If enacted, the new rules could require retailers to collect detailed financial information from consumers applying for a store credit card, including information about their income and assets. Currently, consumers applying for an instant credit card at the check-out register in stores are approved only on the basis of their credit scores. Credit scores do no take into account income, but rather are based on the payment history and credit usage characteristics of the consumer.
The new rules proposed by the Fed come in response to one of the provisions in the Credit CARD Act, which was signed into law by Congress in May. The law requires that the consumers’ ability to pay off debts accrued be verified before a new credit card is issued. The responsibility to flesh out the specifics of how the new rules should be carried out falls to the Fed.
The new rules proposed by the Fed require the evaluation of the creditworthiness of consumers applying for a credit card to include “a review of the consumer’s income or assets as well as the consumer’s current obligations.” In addition, the Fed wants credit card issuers to establish procedures for considering that information.
Large retailers are lobbying against the proposed rules, arguing that it would be challenging and awkward to ask customers to give out information about their income and assets to the check-out clerks in retail stores, effectively discouraging shoppers from applying for an instant store credit cards.
“The proposed rule would curtail or eliminate many routine credit granting practices that are safe, valued and desired by both retailers and our customers,” NRF senior VP and general counsel Mallory Duncan said in a recent press release. “The effect of the proposed language would be much more disruptive than we believe was ever intended or envisioned by Congress.”
As much as concern for their customers, retailers also have their own interests at heart. Many retailers lure in new customers with offers promising them to get 10 to 15 percent off their purchase if they open a store-brand credit card with the retailer. They are not doing this just to be nice: store-branded credit cards are great for the bottom line.
Consumers with a store credit card spend more at the store than those without, and shop more frequently at the store.

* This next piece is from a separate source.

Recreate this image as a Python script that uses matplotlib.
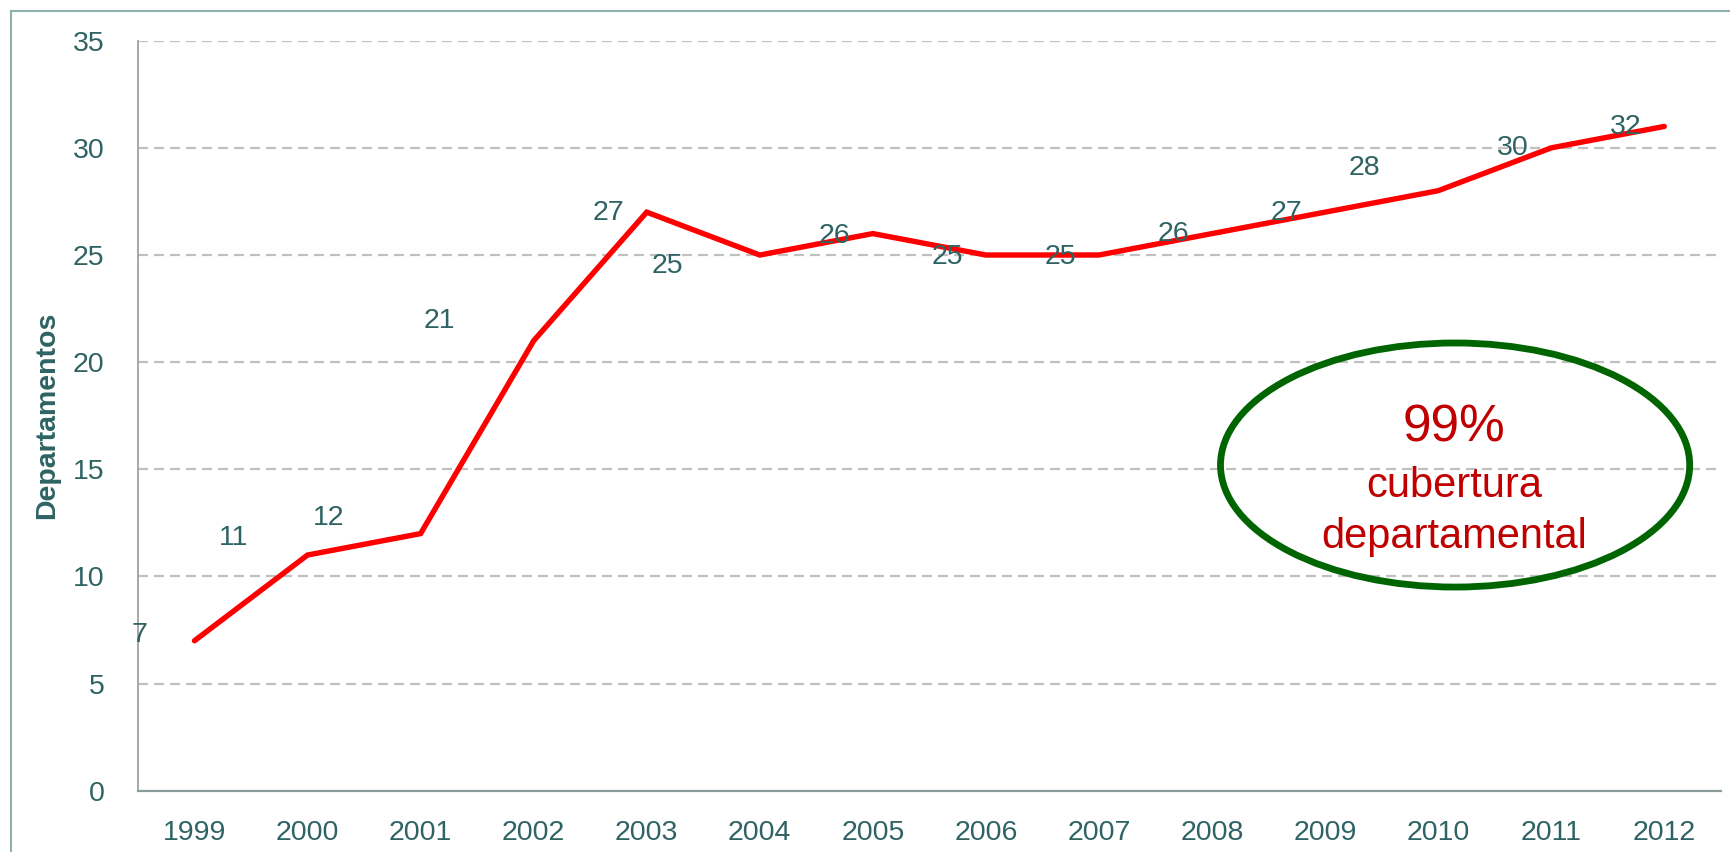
import matplotlib
matplotlib.use("Agg")
import matplotlib.pyplot as plt
from matplotlib.patches import Ellipse, Rectangle

years = ['1999', '2000', '2001', '2002', '2003', '2004', '2005',
         '2006', '2007', '2008', '2009', '2010', '2011', '2012']
departamentos = [7, 11, 12, 21, 27, 25, 26, 25, 25, 26, 27, 28, 30, 31]
# labels as they appear on the original (shifted off their points)
label_texts = ['7', '11', '12', '21', '27', '25', '26', '25', '25', '26', '27', '28', '30', '32']
y_ticks = [0, 5, 10, 15, 20, 25, 30, 35]

teal = '#2F6363'
plt.rcParams['font.family'] = ['Liberation Sans', 'DejaVu Sans']

fig = plt.figure(figsize=(17.31, 8.52), dpi=100)
ax = fig.add_axes([0.0797, 0.0719, 0.9144, 0.8803])

x = list(range(len(years)))
ax.plot(x, departamentos, color='#FF0000', lw=3.9, solid_capstyle='round',
        solid_joinstyle='miter', zorder=3)

# where each label sits (category index, y value)
label_pos = [(-0.49, 7.27), (0.35, 11.8), (1.19, 12.75), (2.17, 21.9),
             (3.66, 26.95), (4.18, 24.5), (5.66, 25.9), (6.66, 24.9),
             (7.66, 24.9), (8.66, 25.97), (9.66, 26.95), (10.35, 29.05),
             (11.66, 30.0), (12.66, 30.97)]
for (px, py), t in zip(label_pos, label_texts):
    ax.text(px, py, t, ha='center', va='center', fontsize=20.5, color=teal,
            zorder=4, clip_on=False)

ax.set_xlim(-0.5, len(years) - 0.5)
ax.set_ylim(0, 35)
ax.set_xticks(x)
ax.set_xticklabels(years)
ax.set_yticks(y_ticks)
ax.tick_params(axis='both', length=0, labelsize=20.5, colors=teal)
ax.tick_params(axis='y', pad=24)
ax.tick_params(axis='x', pad=21)

for v in y_ticks[1:]:
    ax.axhline(v, color='#C0C0C0', lw=1.6, dashes=(4.5, 2.7), zorder=1)

for s in ['top', 'right']:
    ax.spines[s].set_visible(False)
ax.spines['left'].set_color('#A0A0A0')
ax.spines['left'].set_linewidth(1.3)
ax.spines['bottom'].set_color('#8C9C9C')
ax.spines['bottom'].set_linewidth(1.6)

ax.set_ylabel('Departamentos', fontsize=20.5, fontweight='bold', color=teal)
ax.yaxis.set_label_coords(-0.049, 0.5)

# coverage callout
ax.add_patch(Ellipse((11.15, 15.2), 4.15, 11.39, fill=False,
                     edgecolor='#006400', lw=4.9, zorder=5))
ax.text(11.14, 16.95, '99%', ha='center', va='center', fontsize=37,
        color='#C00000', zorder=6)
ax.text(11.14, 14.2, 'cubertura', ha='center', va='center', fontsize=30,
        color='#C00000', zorder=6)
ax.text(11.14, 11.85, 'departamental', ha='center', va='center', fontsize=30,
        color='#C00000', zorder=6)

# outer frame
fig.patches.append(Rectangle((0.0062, -0.05), 1.2, 0.9867 + 0.05,
                             transform=fig.transFigure, fill=False,
                             edgecolor='#90B0B0', lw=1.5))

fig.savefig('out.png', dpi=100)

Store credit cards generally have higher delinquency and default rates, in part because consumers charge more, and in part because financially strapped consumers prioritize keeping their credit line open on general purpose bank credit cards, which can be used for everyday expenses.
The new rules are being hailed as a victory by consumer advocates, who argue that stores for too long have been pushing easy credit on consumers, tempting them into overspending, and contributing to mounting levels of credit card debt.